Belfast Telegraph

Stormont 'should have power over EU nationals' freedom of movement after Brexit'

The power to grant or deny freedom of movement to EU nationals within Northern Ireland should be devolved to Stormont following Brexit, peers urged.

The House of Lords EU Committee said the power would be contained in a draft bilateral treaty which should be agreed between the UK and Ireland to protect the 60 billion euro trade between the countries, subject to approval from Europe during exit negotiations.

Peers warned that if the UK Government and the EU institutions failed to pay enough attention to the consequences of Brexit for Ireland, north and south, they risked undermining "the efforts of all those who have worked so hard for peace and good relations across these islands".

They said: "The key aspects of that agreement should include...providing the Northern Ireland Executive with the right to make decisions about the free movement of EU nationals within its jurisdiction."

The remaining 27-country bloc is reluctant to grant the UK free trading rights if restrictions are imposed on the movements of its citizens.

The UK's only European land border is between Northern Ireland and the Republic and the committee said Brexit was a "huge challenge" for Ireland.

The report - Brexit: UK-Irish Relations - called for continuation of the open land border between the UK and Ireland and ease of movement across the sea boundary between Northern Ireland and the rest of the UK.

It also recommended:

:: Maintenance of the Common Travel Area, free movement within it for UK and Irish citizens, and their right to reside and work in both countries;

:: Retention of the right to Irish (and therefore EU) citizenship for the people of Northern Ireland;

:: Reaffirmation by both governments of their commitment to the Good Friday Agreement and continued support for cross-border cooperation;

:: Continued access to EU funding for cross-border projects.

The UK Government has yet to determine whether it will seek to impose restrictions on the free movement of EU citizens to live and work in the UK, the report said.

The document said the introduction of curbs could particularly affect industries already reliant on EU labour including the cross-border agri-food sector.

Other EU member states are seeking assurances about how their citizens already resident in Northern Ireland will be treated.

The Lords report said: "Short of the introduction of full immigration controls on the Irish land border, the solution would either be acceptance of a low level of cross-border movement by EU workers, or allowing Northern Ireland to reach its own settlement on the rights of EU citizens to live and work there."

That would require UK Government approval to an adjustment of the devolution settlement.

It did not appear that Brexit would substantially undermine the legal framework of the 1998 Belfast Agreement, but the lords noted the potential "psychological impact" of Brexit in undermining confidence.

They urged the British Government to enhance the role of the Joint Ministerial Committee for the duration of the talks to ensure that the interests of all devolved nations and regions were properly understood and respected.

A Government spokesman said: "The Government is working to secure a deal that works for the whole of the United Kingdom.
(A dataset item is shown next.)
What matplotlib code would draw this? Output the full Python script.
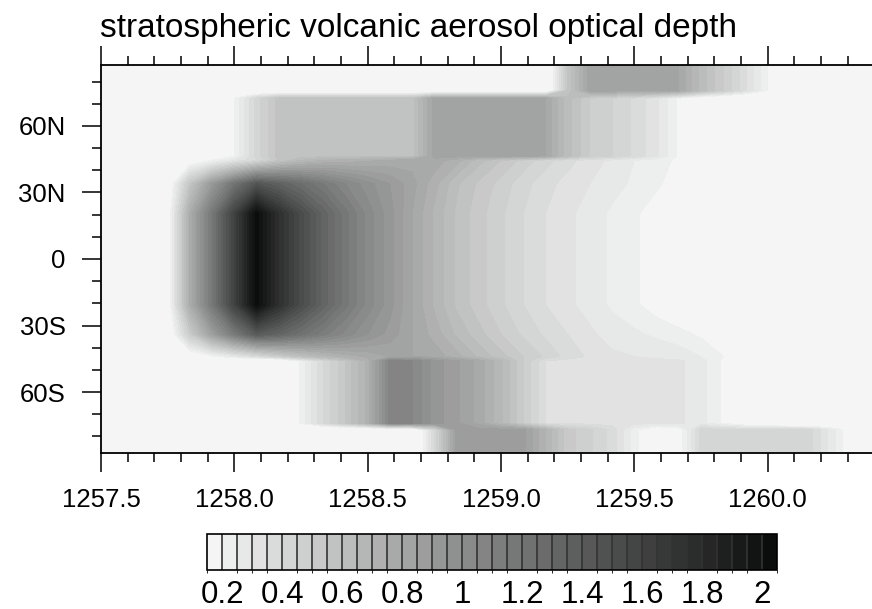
import numpy as np
import matplotlib
matplotlib.use('Agg')
import matplotlib as mpl
import matplotlib.pyplot as plt
from matplotlib.colors import ListedColormap, BoundaryNorm
from matplotlib.ticker import MultipleLocator

plt.rcParams['font.family'] = 'Liberation Sans'

# monthly time nodes (years) and latitude nodes (deg)
time = 1257.5 + np.arange(36) / 12.0
lat = [-87.5, -77, -74, -46, -44, -34, -20.5, 20.5, 34, 44.5, 46.5, 72.5, 76, 87.5]

# aerosol optical depth per latitude band
pn  = [0, 0, 0, 0, 0, 0, 0, 0, 0, 0, 0, 0, 0, 0, 0, 0, 0, 0, 0, 0,
       0, .55, .825, .825, .825, .825, .8, .63, .5, .36, .2, .08, 0, 0, 0, 0]
nb  = [0, 0, 0, 0, 0, 0, .2, .42, .575, .575, .575, .575, .575, .575, .575, .825, .825, .825,
       .825, .825, .8, .62, .5, .45, .39, .31, .19, .1, .05, 0, 0, 0, 0, 0, 0, 0]
ten = [0, 0, 0, 0, .12, .2, .3, .4, .55, .65, .7, .72, .74, .76, .78, .78, .72, .62,
       .55, .48, .42, .37, .32, .29, .25, .22, .19, .15, .1, .06, .04, .02, 0, 0, 0, 0]
tmn = [0, 0, 0, .08, .55, .9, 1.2, 1.45, 1.35, 1.25, 1.15, 1.05, .97, .9, .82, .72, .61, .54,
       .48, .42, .37, .33, .3, .27, .24, .21, .17, .13, .09, .06, .04, .02, .01, 0, 0, 0]
tc  = [0, 0, 0, .12, .75, 1.17, 1.6, 2.03, 1.75, 1.52, 1.33, 1.17, 1.03, .92, .8, .69, .59, .52,
       .46, .4, .35, .31, .28, .24, .21, .17, .13, .1, .07, .05, .03, .02, .01, 0, 0, 0]
tms = [0, 0, 0, .06, .5, .85, 1.15, 1.4, 1.32, 1.22, 1.12, 1.03, .95, .88, .8, .73, .64, .57,
       .5, .44, .39, .35, .31, .28, .26, .24, .22, .19, .15, .1, .06, .03, 0, 0, 0, 0]
tes = [0, 0, 0, 0, .1, .18, .27, .36, .48, .58, .66, .72, .76, .8, .8, .78, .72, .64,
       .57, .5, .44, .38, .34, .31, .3, .29, .28, .25, .2, .15, .1, .05, 0, 0, 0, 0]
sb  = [0, 0, 0, 0, 0, 0, 0, 0, 0, .21, .4, .55, .72, 1.07, 1.05, .93, .86, .78,
       .66, .5, .35, .33, .33, .33, .32, .31, .31, .27, .19, .1, .05, 0, 0, 0, 0, 0]
ps  = [0, 0, 0, 0, 0, 0, 0, 0, 0, 0, 0, 0, 0, 0, 0, .4, .87, .87,
       .87, .87, .7, .52, .46, .38, .22, .12, .15, .42, .42, .42, .42, .42, .4, .26, .1, 0]

aod = np.array([ps, ps, sb, sb, tes, tms, tc, tc, tmn, ten, nb, nb, pn, pn])

levels = np.arange(0.2, 2.0001, 0.05)
grays = np.linspace(0.96, 0.05, len(levels) + 1)
colors = [(g - 0.005, g, g - 0.002) for g in grays]

fig = plt.figure(figsize=(8.72, 6.09), dpi=100)
ax = fig.add_axes([101 / 872, 156 / 609, 800 / 872, 388 / 609])
ax.contourf(time, lat, aod, levels=np.concatenate(([-1.0], levels, [10.0])), colors=colors)

ax.set_xlim(1257.5, 1260.5)
ax.set_ylim(-87.5, 87.5)
xt = np.arange(1257.5, 1260.01, 0.5)
ax.set_xticks(xt)
ax.set_xticklabels(['%.1f' % v for v in xt])
ax.xaxis.set_minor_locator(MultipleLocator(0.1))
ax.set_yticks([-60, -30, 0, 30, 60])
ax.set_yticklabels(['60S', '30S', '0', '30N', '60N'])
ax.yaxis.set_minor_locator(MultipleLocator(10))
ax.tick_params(which='both', direction='out', top=True, width=1.1, labelsize=18.5)
ax.tick_params(which='major', length=13.5, pad=12)
ax.tick_params(which='minor', length=6.8)
for s in ax.spines.values():
    s.set_linewidth(1.3)

fig.text(100 / 872, 1 - 28 / 609, 'stratospheric volcanic aerosol optical depth',
         fontsize=24, va='center', ha='left')

# label bar
cax = fig.add_axes([207.3 / 872, 39 / 609, 570 / 872, 36 / 609])
bounds = np.arange(0.15, 2.0501, 0.05)
cb = mpl.colorbar.ColorbarBase(cax, cmap=ListedColormap(colors),
                               norm=BoundaryNorm(bounds, len(colors)), boundaries=bounds,
                               orientation='horizontal', drawedges=True,
                               ticks=np.arange(0.2, 2.01, 0.2))
cb.set_ticklabels(['%g' % round(v, 1) for v in np.arange(0.2, 2.01, 0.2)])
cb.ax.tick_params(length=0, labelsize=22.5, pad=7)
cb.outline.set_linewidth(1.2)
cb.dividers.set_color('#333333')
cb.dividers.set_linewidth(1.2)

fig.savefig('out.png', dpi=100)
Ministers are acutely aware of the deep links between the UK and the Republic of Ireland.

"There is already a common travel area between the two countries, created many years before either was a member of the European Union.

"We are clear we do not want a return to the borders of the past, no unnecessary barriers to trade and no obstacles between Northern Ireland and the rest of the UK. The Government will consider this report carefully and respond fully in due course."